Please join us in welcoming Yao Xie, Harold R. and Mary Anne Nash Early Career Professor, Associate Director of Machine Learning and Data Science and Associate Professor at the H. Milton Stewart School of Industrial and Systems Engineering at Georgia Tech. She will talk about her research on Point process models for discrete events data
Discrete events are a sequence of observations consisting of event time, location, and possibly “marks” with additional event information. Such event data is ubiquitous in modern applications, including social networks, power networks, seismic activities, police reports data, neuronal spike trains, and COVID-19 data. We are particularly interested in capturing the complex dependence of the discrete events data, such as the latent influence — triggering or inhibiting effects of the historical events on future events. I will present our recent research on this topic from the continuous-time and the discrete-time approaches and introduce computationally efficient model estimation procedures with statistical guarantees, leveraging the recent advances in variational inequality for monotone operators that bypass the difficulty posed by the original non-convex model estimation problem. The performance of the proposed method is illustrated using real-world data: crime, power outage, hospital ICU, and COVID-19 data.

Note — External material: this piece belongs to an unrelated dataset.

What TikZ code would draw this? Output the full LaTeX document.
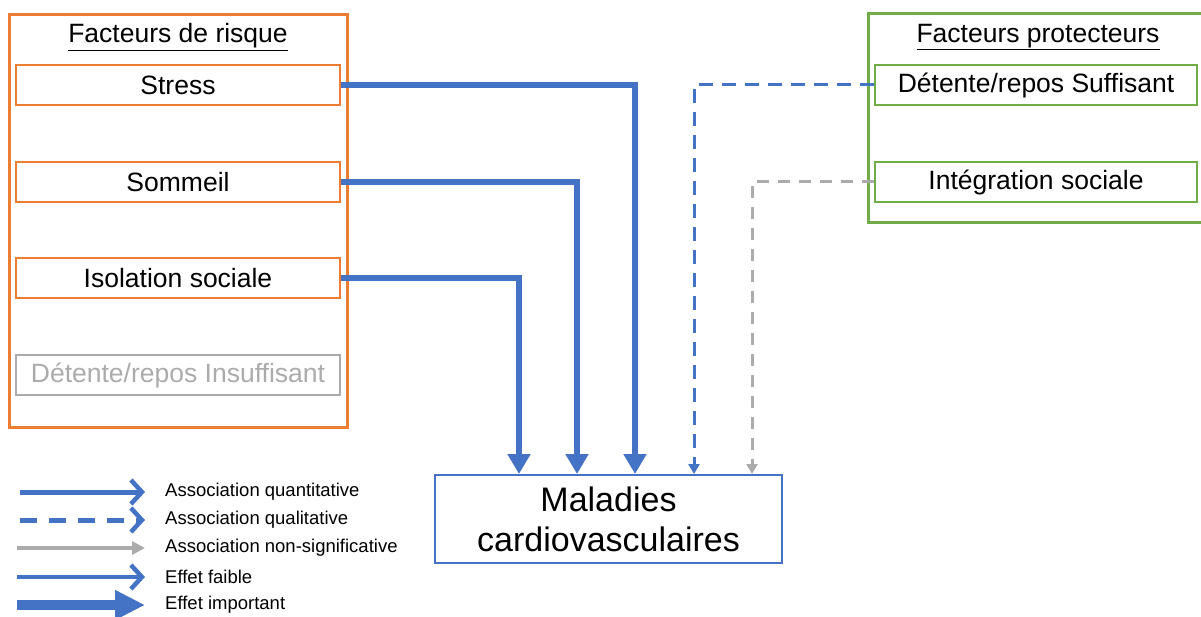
\documentclass[tikz,border=0pt]{standalone}
\usepackage{fontspec}
\setmainfont{Liberation Sans}
\usetikzlibrary{arrows.meta, positioning}
\definecolor{bluearr}{HTML}{4472C4}
\definecolor{orangebox}{HTML}{ED7D31}
\definecolor{greenbox}{HTML}{70AD47}
\definecolor{greyarr}{HTML}{ABABAB}
\tikzset{
  label font/.style={font=\fontsize{26.5}{30}\selectfont},
  riskfactor/.style={draw=orangebox, line width=2pt, minimum width=324pt,
    minimum height=40pt, inner sep=0pt, label font}, % inner boxes, left
  protfactor/.style={draw=greenbox, line width=2pt, minimum width=322pt,
    minimum height=40pt, inner sep=0pt, label font}, % inner boxes, right
  legend text/.style={anchor=west, inner sep=0pt,
    font=\fontsize{18.5}{22}\selectfont},
  strong/.style={bluearr, line width=6.5pt,
    -{Triangle[width=22pt,length=20pt]}}, % effet important
  quali/.style={bluearr, line width=3pt, dash pattern=on 14pt off 9pt,
    -{Triangle[width=11pt,length=10pt]}},
  nonsig/.style={greyarr, line width=3pt, dash pattern=on 12pt off 9pt,
    -{Triangle[width=11pt,length=10pt]}},
  chevron/.style={-{Straight Barb[width=24pt,length=11pt,line width=4.5pt,
    sharp]}},
}
\begin{document}
\begin{tikzpicture}[x=1pt, y=-1pt]
    \useasboundingbox (0,0) rectangle (1201,617);

    % left frame
    \node[draw=orangebox, line width=3pt, minimum width=338pt,
      minimum height=412pt, inner sep=0pt] (riskframe) at (178,221) {};
    \node[label font] (riskhead) at (178,37) {\underline{Facteurs de risque}};
    \node[riskfactor] (stress) at (178,85) {Stress};
    \node[riskfactor] (sommeil) at (178,182) {Sommeil};
    \node[riskfactor] (isolation) at (178,278) {Isolation sociale};
    \node[riskfactor, draw=greyarr, text=greyarr] (insuff) at (178,375)
    {Détente/repos Insuffisant};

    % right frame
    \node[draw=greenbox, line width=3pt, minimum width=345pt,
      minimum height=209pt, inner sep=0pt] (protframe) at (1040.5,118.5) {};
    \node[label font] (prothead) at (1038,37) {\underline{Facteurs protecteurs}};
    \node[protfactor] (suff) at (1036,85) {Détente/repos Suffisant};
    \node[protfactor] (integ) at (1036,182) {Intégration sociale};

    % outcome
    \node[draw=bluearr, line width=2pt, minimum width=347pt,
      minimum height=88pt, inner sep=0pt, align=center,
      font=\fontsize{34}{40}\selectfont] (maladies) at (608.5,519)
    {Maladies\\cardiovasculaires};

    \draw[strong] (stress.east) -| ([xshift=201pt]maladies.north west);
    \draw[strong] (sommeil.east) -| ([xshift=143pt]maladies.north west);
    \draw[strong] (isolation.east) -| ([xshift=85pt]maladies.north west);
    \draw[quali] (suff.west) -| ([xshift=260pt]maladies.north west);
    \draw[nonsig] (integ.west) -| ([xshift=318pt]maladies.north west);

    % legend
    \node[legend text] (leg1) at (165,492) {Association quantitative};
    \node[legend text] (leg2) at (165,520) {Association qualitative};
    \node[legend text] (leg3) at (165,548) {Association non-significative};
    \node[legend text] (leg4) at (165,577) {Effet faible};
    \node[legend text] (leg5) at (165,605) {Effet important};
    \coordinate (l1) at (20,492);
    \coordinate (l2) at (20,520);
    \coordinate (l3) at (17,548);
    \coordinate (l4) at (17,577);
    \coordinate (l5) at (17,605);

    \draw[bluearr, line width=5pt, chevron]
      (l1) -- ([xshift=-20pt]leg1.west);
    \draw[bluearr, line width=5pt, dash pattern=on 17pt off 12pt, chevron]
      (l2) -- ([xshift=-20pt]leg2.west);
    \draw[greyarr, line width=4pt, -{Triangle[width=13pt,length=13pt]}]
      (l3) -- ([xshift=-20pt]leg3.west);
    \draw[bluearr, line width=4pt, chevron]
      (l4) -- ([xshift=-20pt]leg4.west);
    \draw[bluearr, line width=10pt, -{Triangle[width=28pt,length=30pt]}]
      (l5) -- ([xshift=-20pt]leg5.west);
\end{tikzpicture}
\end{document}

Yao Xie is the Harold R. and Mary Anne Nash Early Career Professor and Associate Professor in the H. Milton Stewart School of Industrial and Systems Engineering at Georgia Tech.
Her research interests are in sequential statistical methods, statistical signal processing, big data analysis, compressed sensing, and optimization, and she has been involved in applications to wireless communications, sensor networks, and medical and astronomical imaging.
Dr. Xie previously served as Research Scientist in the Electrical and Computer Engineering Department at Duke University after receiving her Ph.D. in Electrical Engineering (minor in Mathematics) from Stanford University in 2011.